- [Data shown]:
##########
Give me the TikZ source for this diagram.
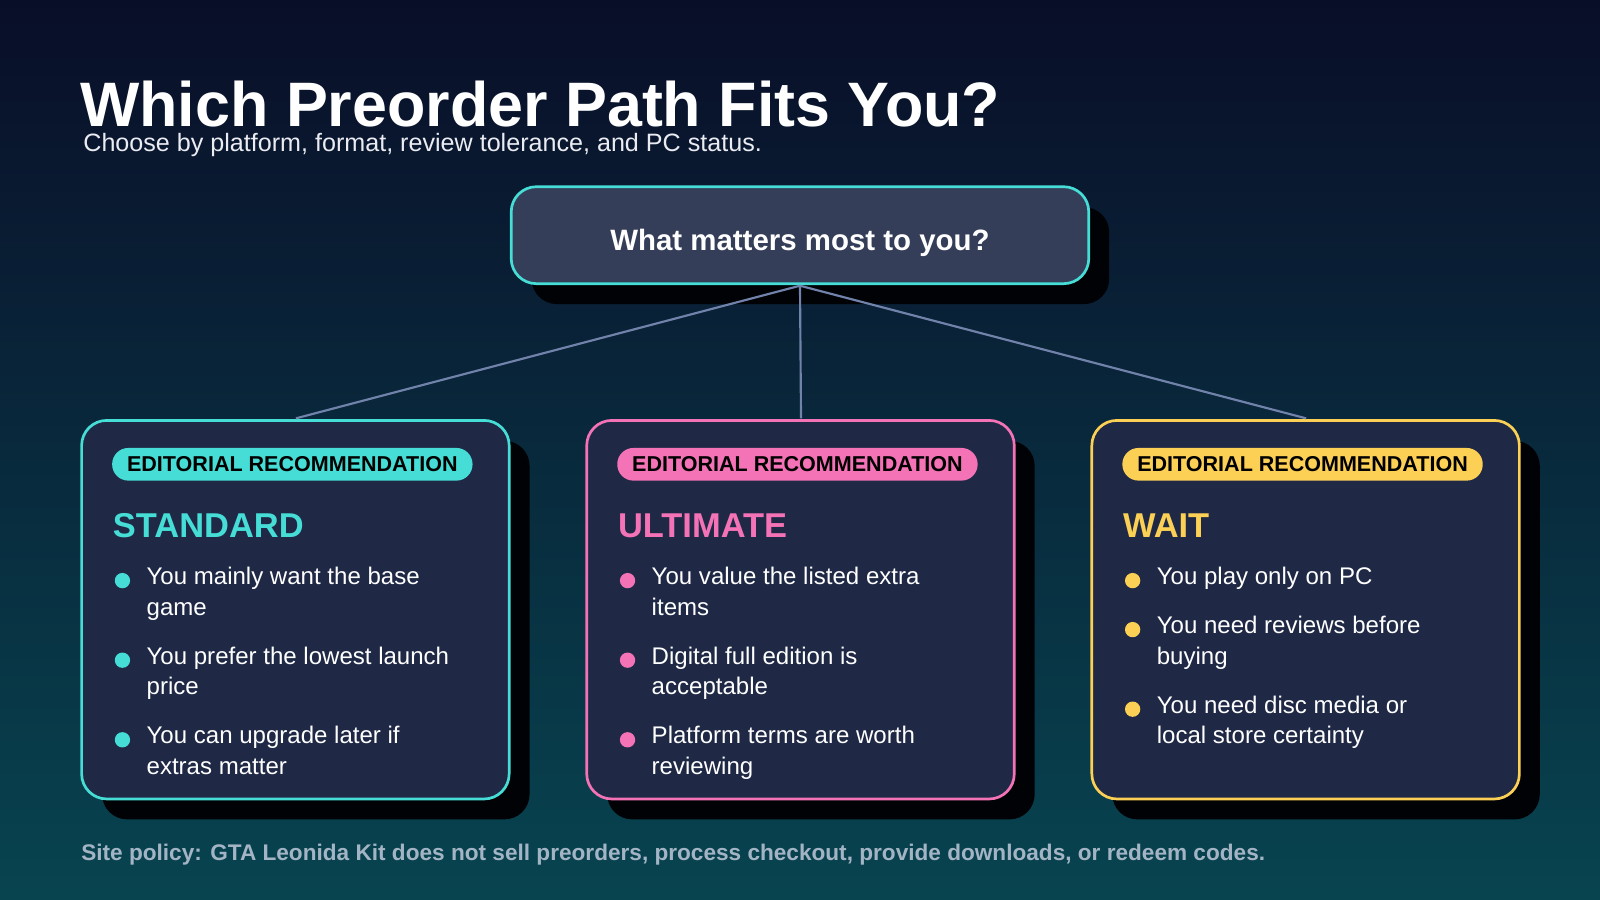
##########
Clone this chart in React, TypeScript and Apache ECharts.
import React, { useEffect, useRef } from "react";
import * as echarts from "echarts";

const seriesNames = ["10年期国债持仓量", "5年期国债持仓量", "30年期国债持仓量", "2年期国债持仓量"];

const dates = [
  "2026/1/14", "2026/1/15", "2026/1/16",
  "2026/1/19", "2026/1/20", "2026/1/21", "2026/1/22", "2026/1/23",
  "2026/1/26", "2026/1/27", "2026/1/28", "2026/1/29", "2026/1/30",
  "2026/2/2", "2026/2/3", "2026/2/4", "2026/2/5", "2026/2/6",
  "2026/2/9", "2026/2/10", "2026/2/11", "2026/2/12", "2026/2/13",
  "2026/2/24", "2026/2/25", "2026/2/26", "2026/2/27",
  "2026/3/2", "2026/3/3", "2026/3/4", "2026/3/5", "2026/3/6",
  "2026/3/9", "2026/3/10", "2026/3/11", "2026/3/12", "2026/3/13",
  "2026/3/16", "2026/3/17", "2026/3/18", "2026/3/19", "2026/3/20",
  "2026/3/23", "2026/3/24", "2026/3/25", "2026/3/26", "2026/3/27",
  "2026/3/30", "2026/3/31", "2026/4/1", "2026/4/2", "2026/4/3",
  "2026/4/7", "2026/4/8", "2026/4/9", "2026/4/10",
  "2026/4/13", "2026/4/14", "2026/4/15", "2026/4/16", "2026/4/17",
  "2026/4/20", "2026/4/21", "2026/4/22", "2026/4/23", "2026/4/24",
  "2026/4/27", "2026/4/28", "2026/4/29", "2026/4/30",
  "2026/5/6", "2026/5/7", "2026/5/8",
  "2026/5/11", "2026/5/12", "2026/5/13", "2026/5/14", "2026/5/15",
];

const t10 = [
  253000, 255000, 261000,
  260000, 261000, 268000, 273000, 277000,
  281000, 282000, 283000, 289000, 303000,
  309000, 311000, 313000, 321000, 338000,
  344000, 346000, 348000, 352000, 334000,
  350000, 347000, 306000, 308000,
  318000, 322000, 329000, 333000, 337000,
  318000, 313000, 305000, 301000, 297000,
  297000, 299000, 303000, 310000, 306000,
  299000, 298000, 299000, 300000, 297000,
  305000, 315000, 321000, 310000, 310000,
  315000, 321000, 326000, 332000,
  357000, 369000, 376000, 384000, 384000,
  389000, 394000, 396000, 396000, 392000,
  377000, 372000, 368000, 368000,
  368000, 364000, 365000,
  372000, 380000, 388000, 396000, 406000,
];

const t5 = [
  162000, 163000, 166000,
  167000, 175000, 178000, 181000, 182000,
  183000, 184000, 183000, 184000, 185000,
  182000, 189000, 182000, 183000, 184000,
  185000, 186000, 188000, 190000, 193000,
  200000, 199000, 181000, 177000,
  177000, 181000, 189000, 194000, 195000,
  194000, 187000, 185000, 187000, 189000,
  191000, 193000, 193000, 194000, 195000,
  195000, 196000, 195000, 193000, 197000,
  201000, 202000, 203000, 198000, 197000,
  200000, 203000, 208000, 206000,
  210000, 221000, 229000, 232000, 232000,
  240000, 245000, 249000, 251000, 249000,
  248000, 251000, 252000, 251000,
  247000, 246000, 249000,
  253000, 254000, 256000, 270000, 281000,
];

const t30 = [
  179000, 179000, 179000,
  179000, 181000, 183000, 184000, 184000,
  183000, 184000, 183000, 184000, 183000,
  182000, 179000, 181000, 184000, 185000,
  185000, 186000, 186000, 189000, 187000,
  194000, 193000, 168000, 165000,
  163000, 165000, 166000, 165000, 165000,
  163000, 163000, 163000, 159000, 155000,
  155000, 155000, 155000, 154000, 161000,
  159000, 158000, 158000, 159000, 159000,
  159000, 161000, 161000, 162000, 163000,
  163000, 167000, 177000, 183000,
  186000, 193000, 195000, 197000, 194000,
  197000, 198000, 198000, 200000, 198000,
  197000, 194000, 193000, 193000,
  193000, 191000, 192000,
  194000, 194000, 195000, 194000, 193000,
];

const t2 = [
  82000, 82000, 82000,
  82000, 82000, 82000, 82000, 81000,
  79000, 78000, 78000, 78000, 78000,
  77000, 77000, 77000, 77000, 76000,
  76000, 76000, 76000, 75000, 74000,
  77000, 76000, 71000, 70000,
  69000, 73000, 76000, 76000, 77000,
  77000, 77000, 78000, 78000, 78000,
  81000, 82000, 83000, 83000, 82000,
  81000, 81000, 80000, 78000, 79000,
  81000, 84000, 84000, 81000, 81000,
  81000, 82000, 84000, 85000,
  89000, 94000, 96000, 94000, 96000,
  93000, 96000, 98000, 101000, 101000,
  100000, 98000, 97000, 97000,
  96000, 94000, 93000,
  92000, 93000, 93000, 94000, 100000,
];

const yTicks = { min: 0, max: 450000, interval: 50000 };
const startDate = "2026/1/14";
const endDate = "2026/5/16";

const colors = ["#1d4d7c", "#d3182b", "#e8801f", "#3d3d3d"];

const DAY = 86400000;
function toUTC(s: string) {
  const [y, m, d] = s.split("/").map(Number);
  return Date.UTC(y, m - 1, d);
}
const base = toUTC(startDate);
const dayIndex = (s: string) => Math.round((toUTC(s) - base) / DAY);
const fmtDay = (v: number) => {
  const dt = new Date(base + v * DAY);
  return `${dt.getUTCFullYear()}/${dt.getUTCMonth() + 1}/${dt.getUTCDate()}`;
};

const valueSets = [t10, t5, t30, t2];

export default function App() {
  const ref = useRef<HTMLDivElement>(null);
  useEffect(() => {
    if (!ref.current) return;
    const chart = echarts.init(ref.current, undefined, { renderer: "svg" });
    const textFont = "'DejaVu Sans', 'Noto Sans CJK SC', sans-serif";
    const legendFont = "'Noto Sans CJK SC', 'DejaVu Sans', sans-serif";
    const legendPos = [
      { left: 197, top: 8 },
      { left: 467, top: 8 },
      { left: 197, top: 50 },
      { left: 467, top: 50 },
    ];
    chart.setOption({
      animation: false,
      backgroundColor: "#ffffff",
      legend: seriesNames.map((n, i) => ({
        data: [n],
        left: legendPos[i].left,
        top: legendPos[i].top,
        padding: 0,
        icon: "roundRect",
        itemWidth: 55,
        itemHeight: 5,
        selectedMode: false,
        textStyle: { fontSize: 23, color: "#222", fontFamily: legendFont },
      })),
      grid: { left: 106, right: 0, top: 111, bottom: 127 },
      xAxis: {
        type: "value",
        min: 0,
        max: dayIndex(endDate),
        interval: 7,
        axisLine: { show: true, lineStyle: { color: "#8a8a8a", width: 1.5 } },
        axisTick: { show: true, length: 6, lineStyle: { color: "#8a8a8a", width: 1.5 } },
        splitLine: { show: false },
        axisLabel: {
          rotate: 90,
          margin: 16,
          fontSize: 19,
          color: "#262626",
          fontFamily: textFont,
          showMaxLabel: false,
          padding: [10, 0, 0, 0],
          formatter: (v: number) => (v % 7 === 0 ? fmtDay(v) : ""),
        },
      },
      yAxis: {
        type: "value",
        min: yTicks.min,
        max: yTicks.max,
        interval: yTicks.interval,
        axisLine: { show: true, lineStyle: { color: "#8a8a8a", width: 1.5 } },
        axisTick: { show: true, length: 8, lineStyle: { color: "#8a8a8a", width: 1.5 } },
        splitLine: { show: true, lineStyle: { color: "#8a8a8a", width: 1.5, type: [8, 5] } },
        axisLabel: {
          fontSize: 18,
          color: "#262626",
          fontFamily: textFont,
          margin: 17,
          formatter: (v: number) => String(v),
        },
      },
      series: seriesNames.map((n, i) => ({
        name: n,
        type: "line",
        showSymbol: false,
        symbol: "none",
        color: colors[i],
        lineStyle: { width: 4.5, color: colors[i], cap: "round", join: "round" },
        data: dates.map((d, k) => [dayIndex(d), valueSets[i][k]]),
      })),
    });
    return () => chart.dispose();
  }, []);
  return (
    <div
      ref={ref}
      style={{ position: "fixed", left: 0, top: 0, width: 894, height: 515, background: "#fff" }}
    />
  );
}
##########
- [Given task]: From the entries above, collect every line with the string "React" in it.

- [Solution to this exercise]:
Clone this chart in React, TypeScript and Apache ECharts.
import React, { useEffect, useRef } from "react";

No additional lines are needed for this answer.